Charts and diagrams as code
▬▬▬▬▬▬▬▬▬▬

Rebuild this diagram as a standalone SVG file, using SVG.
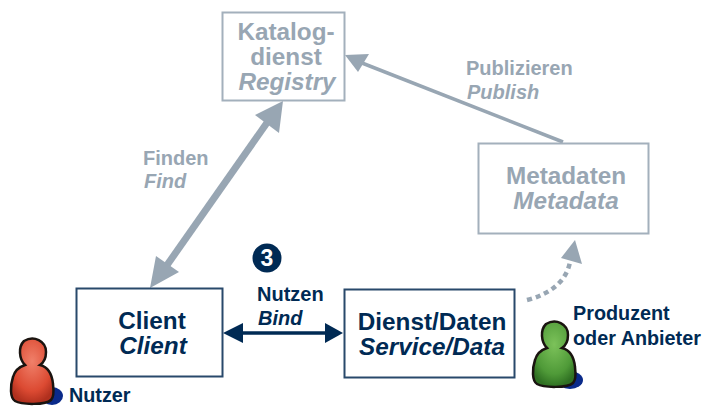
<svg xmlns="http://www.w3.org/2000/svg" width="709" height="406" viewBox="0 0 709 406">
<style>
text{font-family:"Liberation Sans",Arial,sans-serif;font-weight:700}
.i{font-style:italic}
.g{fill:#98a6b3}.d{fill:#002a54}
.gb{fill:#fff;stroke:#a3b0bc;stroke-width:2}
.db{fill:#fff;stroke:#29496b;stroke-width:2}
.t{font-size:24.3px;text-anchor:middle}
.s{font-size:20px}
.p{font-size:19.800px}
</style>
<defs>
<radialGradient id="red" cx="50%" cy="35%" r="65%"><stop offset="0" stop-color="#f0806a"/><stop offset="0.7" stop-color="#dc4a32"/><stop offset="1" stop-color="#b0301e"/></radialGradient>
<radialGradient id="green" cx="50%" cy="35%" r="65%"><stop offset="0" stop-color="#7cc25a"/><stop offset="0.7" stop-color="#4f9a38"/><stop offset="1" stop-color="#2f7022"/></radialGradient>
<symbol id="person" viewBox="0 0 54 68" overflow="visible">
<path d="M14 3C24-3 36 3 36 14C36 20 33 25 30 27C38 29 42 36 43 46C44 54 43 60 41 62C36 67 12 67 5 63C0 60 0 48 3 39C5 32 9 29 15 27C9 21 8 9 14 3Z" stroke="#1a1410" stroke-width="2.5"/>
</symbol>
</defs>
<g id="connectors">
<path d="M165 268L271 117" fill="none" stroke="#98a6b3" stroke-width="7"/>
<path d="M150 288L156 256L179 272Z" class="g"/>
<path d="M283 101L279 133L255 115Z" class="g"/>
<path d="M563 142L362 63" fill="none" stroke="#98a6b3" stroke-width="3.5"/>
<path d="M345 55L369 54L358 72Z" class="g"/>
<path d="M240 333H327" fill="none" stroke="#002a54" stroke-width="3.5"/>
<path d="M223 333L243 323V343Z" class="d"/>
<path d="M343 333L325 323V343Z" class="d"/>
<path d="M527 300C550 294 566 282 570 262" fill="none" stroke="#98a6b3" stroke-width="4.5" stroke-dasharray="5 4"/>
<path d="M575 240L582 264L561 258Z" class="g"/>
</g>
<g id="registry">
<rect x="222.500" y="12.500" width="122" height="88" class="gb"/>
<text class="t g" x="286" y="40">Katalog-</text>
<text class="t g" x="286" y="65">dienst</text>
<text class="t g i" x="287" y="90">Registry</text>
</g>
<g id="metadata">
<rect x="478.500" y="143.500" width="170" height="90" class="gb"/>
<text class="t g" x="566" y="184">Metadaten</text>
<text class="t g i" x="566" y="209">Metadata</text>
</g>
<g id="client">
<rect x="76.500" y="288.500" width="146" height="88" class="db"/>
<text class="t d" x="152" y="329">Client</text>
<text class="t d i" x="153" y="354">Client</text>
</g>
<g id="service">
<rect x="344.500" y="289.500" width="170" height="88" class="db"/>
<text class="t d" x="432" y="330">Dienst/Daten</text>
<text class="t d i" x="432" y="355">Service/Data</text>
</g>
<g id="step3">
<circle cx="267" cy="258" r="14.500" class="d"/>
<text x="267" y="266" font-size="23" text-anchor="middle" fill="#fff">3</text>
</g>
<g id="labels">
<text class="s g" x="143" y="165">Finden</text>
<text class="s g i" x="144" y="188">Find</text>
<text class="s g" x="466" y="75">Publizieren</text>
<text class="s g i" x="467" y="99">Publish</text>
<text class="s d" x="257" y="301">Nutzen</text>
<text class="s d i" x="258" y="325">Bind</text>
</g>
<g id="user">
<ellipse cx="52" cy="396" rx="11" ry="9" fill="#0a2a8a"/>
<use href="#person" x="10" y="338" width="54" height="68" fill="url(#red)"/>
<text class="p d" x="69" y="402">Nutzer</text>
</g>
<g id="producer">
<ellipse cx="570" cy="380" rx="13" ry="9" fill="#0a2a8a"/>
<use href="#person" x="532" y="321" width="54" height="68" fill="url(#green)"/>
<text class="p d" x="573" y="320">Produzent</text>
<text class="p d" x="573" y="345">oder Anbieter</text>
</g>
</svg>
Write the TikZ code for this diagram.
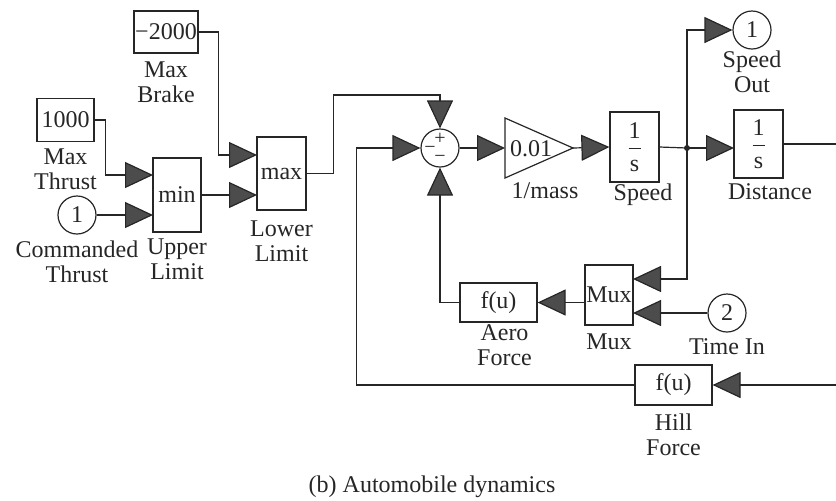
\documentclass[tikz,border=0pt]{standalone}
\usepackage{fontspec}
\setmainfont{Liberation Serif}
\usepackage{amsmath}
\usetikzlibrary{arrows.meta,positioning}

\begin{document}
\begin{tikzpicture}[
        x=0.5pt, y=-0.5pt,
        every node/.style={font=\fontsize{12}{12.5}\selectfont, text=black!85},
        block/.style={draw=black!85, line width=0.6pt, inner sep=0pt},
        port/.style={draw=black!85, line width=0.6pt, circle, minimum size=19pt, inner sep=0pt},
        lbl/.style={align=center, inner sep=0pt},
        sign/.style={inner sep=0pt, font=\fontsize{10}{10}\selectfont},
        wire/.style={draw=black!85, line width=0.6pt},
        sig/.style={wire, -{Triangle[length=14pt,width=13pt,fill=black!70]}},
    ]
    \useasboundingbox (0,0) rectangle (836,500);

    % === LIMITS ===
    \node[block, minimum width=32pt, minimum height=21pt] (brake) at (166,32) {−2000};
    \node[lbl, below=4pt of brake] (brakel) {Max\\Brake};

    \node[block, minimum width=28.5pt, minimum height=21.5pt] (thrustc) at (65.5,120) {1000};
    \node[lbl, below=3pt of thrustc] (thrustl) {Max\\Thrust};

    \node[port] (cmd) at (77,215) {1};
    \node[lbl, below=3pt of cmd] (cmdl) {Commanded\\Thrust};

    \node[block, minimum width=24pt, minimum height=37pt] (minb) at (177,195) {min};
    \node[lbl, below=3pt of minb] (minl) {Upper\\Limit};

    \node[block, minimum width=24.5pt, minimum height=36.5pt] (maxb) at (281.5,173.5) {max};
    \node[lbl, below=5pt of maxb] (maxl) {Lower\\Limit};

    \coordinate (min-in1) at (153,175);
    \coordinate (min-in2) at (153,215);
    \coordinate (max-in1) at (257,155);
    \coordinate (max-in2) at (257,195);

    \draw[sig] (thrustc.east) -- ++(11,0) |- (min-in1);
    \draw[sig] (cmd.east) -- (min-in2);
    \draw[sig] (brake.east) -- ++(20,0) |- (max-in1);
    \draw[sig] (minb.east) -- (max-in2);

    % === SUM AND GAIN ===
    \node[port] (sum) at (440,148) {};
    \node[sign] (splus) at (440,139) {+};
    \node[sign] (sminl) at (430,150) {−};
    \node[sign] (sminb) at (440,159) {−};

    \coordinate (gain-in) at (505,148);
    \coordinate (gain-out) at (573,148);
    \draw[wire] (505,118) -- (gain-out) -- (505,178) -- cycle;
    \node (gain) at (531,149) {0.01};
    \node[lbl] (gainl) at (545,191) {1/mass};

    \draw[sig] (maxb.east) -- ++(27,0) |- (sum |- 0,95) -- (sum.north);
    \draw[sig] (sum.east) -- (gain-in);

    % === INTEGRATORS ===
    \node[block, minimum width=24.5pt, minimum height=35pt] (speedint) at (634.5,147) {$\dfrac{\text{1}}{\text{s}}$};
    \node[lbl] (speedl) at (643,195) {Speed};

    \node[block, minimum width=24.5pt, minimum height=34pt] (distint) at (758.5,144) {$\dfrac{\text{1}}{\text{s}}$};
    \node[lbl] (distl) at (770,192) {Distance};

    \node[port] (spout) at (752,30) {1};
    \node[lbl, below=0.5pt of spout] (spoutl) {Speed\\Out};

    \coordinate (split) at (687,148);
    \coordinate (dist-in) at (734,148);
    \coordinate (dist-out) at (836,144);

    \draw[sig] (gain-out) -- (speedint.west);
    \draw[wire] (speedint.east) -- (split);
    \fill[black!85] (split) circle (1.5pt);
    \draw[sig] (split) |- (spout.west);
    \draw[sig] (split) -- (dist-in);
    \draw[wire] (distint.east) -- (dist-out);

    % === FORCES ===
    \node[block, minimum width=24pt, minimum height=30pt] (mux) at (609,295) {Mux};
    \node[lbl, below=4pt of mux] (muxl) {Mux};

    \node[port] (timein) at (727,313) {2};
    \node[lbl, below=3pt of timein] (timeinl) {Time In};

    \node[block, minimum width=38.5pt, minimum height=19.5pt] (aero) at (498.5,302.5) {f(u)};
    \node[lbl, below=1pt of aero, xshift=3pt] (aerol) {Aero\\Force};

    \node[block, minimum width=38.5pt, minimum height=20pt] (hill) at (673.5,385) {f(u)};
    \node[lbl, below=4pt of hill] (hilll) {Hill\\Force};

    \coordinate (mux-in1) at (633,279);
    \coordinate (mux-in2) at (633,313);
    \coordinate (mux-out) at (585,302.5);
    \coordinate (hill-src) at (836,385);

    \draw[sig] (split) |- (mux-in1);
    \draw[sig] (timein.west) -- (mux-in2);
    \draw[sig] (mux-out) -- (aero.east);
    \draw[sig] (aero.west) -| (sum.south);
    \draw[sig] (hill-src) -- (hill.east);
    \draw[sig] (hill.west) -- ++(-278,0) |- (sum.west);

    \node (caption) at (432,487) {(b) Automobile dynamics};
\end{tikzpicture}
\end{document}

▬▬▬▬▬▬▬▬▬▬

Output exactly the lines above, from the line with "Write the TikZ code for this diagram." to the line with "(gainl) at (545,191)", both included; skip the pictures.

__Solution to this problem__
Write the TikZ code for this diagram.
\documentclass[tikz,border=0pt]{standalone}
\usepackage{fontspec}
\setmainfont{Liberation Serif}
\usepackage{amsmath}
\usetikzlibrary{arrows.meta,positioning}

\begin{document}
\begin{tikzpicture}[
        x=0.5pt, y=-0.5pt,
        every node/.style={font=\fontsize{12}{12.5}\selectfont, text=black!85},
        block/.style={draw=black!85, line width=0.6pt, inner sep=0pt},
        port/.style={draw=black!85, line width=0.6pt, circle, minimum size=19pt, inner sep=0pt},
        lbl/.style={align=center, inner sep=0pt},
        sign/.style={inner sep=0pt, font=\fontsize{10}{10}\selectfont},
        wire/.style={draw=black!85, line width=0.6pt},
        sig/.style={wire, -{Triangle[length=14pt,width=13pt,fill=black!70]}},
    ]
    \useasboundingbox (0,0) rectangle (836,500);

    % === LIMITS ===
    \node[block, minimum width=32pt, minimum height=21pt] (brake) at (166,32) {−2000};
    \node[lbl, below=4pt of brake] (brakel) {Max\\Brake};

    \node[block, minimum width=28.5pt, minimum height=21.5pt] (thrustc) at (65.5,120) {1000};
    \node[lbl, below=3pt of thrustc] (thrustl) {Max\\Thrust};

    \node[port] (cmd) at (77,215) {1};
    \node[lbl, below=3pt of cmd] (cmdl) {Commanded\\Thrust};

    \node[block, minimum width=24pt, minimum height=37pt] (minb) at (177,195) {min};
    \node[lbl, below=3pt of minb] (minl) {Upper\\Limit};

    \node[block, minimum width=24.5pt, minimum height=36.5pt] (maxb) at (281.5,173.5) {max};
    \node[lbl, below=5pt of maxb] (maxl) {Lower\\Limit};

    \coordinate (min-in1) at (153,175);
    \coordinate (min-in2) at (153,215);
    \coordinate (max-in1) at (257,155);
    \coordinate (max-in2) at (257,195);

    \draw[sig] (thrustc.east) -- ++(11,0) |- (min-in1);
    \draw[sig] (cmd.east) -- (min-in2);
    \draw[sig] (brake.east) -- ++(20,0) |- (max-in1);
    \draw[sig] (minb.east) -- (max-in2);

    % === SUM AND GAIN ===
    \node[port] (sum) at (440,148) {};
    \node[sign] (splus) at (440,139) {+};
    \node[sign] (sminl) at (430,150) {−};
    \node[sign] (sminb) at (440,159) {−};

    \coordinate (gain-in) at (505,148);
    \coordinate (gain-out) at (573,148);
    \draw[wire] (505,118) -- (gain-out) -- (505,178) -- cycle;
    \node (gain) at (531,149) {0.01};
    \node[lbl] (gainl) at (545,191) {1/mass};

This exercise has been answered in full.